3. The facts in Mohd. Sharif v. Union of India : AIR1961All82 were that Mohd. Sharif sued for a permanent injunction in the Court of the Munsif, his suit was dismissed as also his first appeal and he filed a second appeal and applied for a temporary injunction which was dismissed by a Judge of this Court and it was held that no appeal lay under Chapter VIII, Rule 5, because the order refusing the interim injunction was an order Dassed by the learned Judge in the exercise of appellate jurisdiction. The same view was taken by a Bench of this Court in Safdar Ali v. Sital Prasad Shukla, 1962 All LJ 859. A stay order can only be passed by a Court in exercise of its appellate jurisdiction, vide Order XLI, and just as passing or refusing a stay order is passing an order in the exercise of appellate jurisdiction, so also allowing an appeal and remanding a suit is an order passed in the exercise of appellate jurisdiction. An appeal from it can be filed only with special leave of the Judge passing it.
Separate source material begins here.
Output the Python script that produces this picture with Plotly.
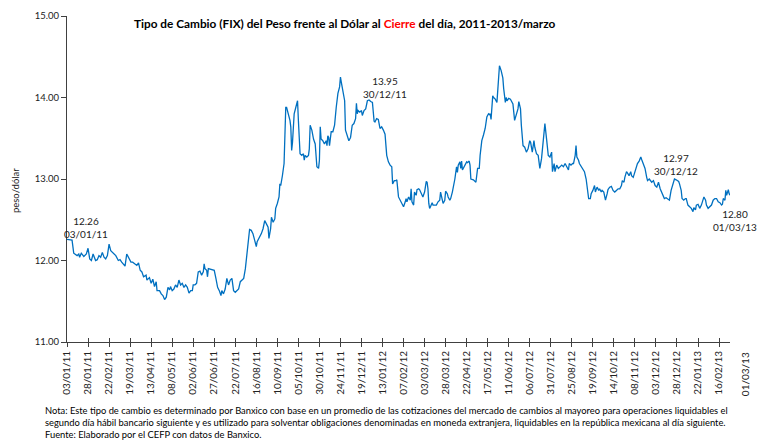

4. Sri Naziruddin referred us to Ram Sarup v. Mt. Kaniz Ummehani : AIR1937All165 , but it does not militate against what we have stated above. The only point decided there was that the provisions of the Letters Patent, which are similar to those of Chapter VIII, Rule 5 of Rules of Court, supersede the bar imposed under Section 104, C. P. C. on a second appeal from an order. It may be that the bar imposed by Section 104, C. P. C. does not operat, to prevent the instant special appeal from being filed, but the bar, imposed by Rule 5 Chapter VIII, Rules of Court, namely, that it cannot be filed in the absence of special leave of the Judge, stands. If there are two bars on the maintainability of an appeal and only one is removed the appeal is still not maintainable on account of the other : AIR1937All165 is an authority only in support of the removal of one bar and is no authority in support of the proposition that the other bar does not exist. It is on account of the other bar e.g., that bar imposed by Chapter VIII, Rule 5 of Rules Of Court that we hold this special appeal incompetent and not on account of the bar imposed by Section 104, C. P. C. In D. C. Jain v. C. L. Gupta : AIR1962All543 a Bench of this Court held that its power to entertain special appeal is a special jurisdiction and is not affected by the provisions of Section 104, C. P. C. Both these cases must be deemed to have been overruled by the Union of India v. Mohindra Supply Co : [1962]3SCR497 laying down that Clause 10 of the Letters Patent is subject to the legislative power of Government and that if an appeal from a single Judge is prohibited by a statute Clause 10 will not be available and no appeal will lie.

5. We hold that this appeal is not maintainable and dismiss it summarily.